The motive for the EBI-NBD merger is overlapping ownership, namely the stake holding and decision making authority of the Dubai government over both institutions. For EBI, the state’s stake is direct and absolute with 77% ownership. In the case of NBD, the government shareholding of 14% is augmented by stock holdings of members of the ruling family.

For both banks, the decision over a merger was not competitive in the sense that bank management on the search for a strong partner identified a merger/ takeover target from a more or less sizeable group of banks whose valuation and business structure would make them attractive. Rather, the consolidation is that of an ownership move under what Sifri described as a “legitimate political imperative. Even if two entities are privately owned, the owner can force a merger if he expects that the synergies will give greater results in future.”
Although the EBI-NBD joining caused market watchers to allege that the new size benchmark and the momentum of the step will create new support for consolidation in the UAE banking industry, analysts agreed that the move may not hasten a wave of mergers. According to Sifri, banks based in one emirate of the UAE can expand easily into any other emirate and have no strong economic imperative to favor a merger over other forms of domestic expansion. “All operate all around. If you look hard enough for potential synergies, you may find fits but this is not a standard situation and there is not a sufficient imperative in my view,” he said.
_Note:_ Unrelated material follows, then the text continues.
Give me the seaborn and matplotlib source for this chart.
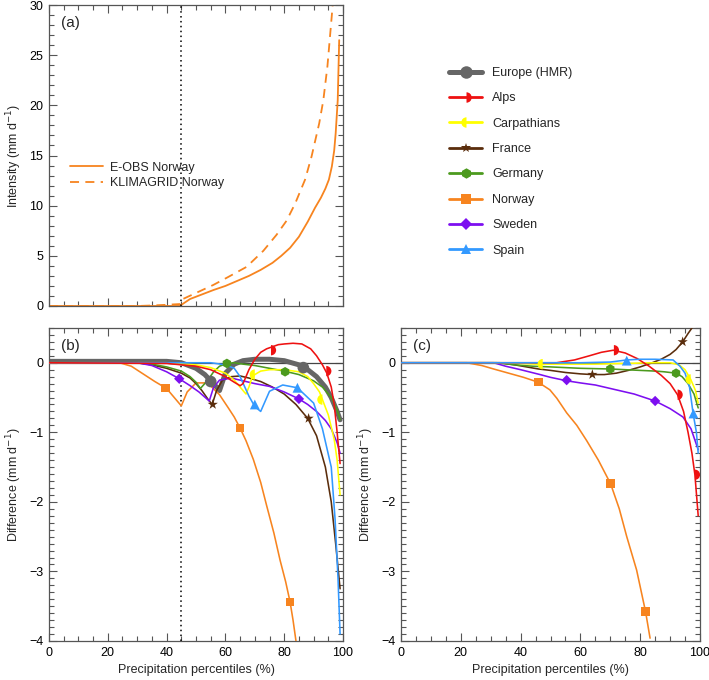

The track record of bank mergers in the global financial landscape shows that the cost of a merger is often larger than the benefits turn out to be in the end – and mergers have created some great hybrids and many unspectacular ones. The first merger in the UAE is neither humongous by size – when compared to the $80 billion ABN-Amro case – nor does it appear to be among the most complicated in a field that is admittedly hard to manage.
But, as a yardstick for a sector trend, the EBI-NBD deal is not a classic merger, and other banks planning similar nuptials will not find the union so seamless.
The mergers that would really befit GCC banks by allowing them to operate in multiple GCC countries would be cross-border mergers, Sifri said. “Those would be most justifiable because the real opportunities and value creation lies in cross-border mergers.”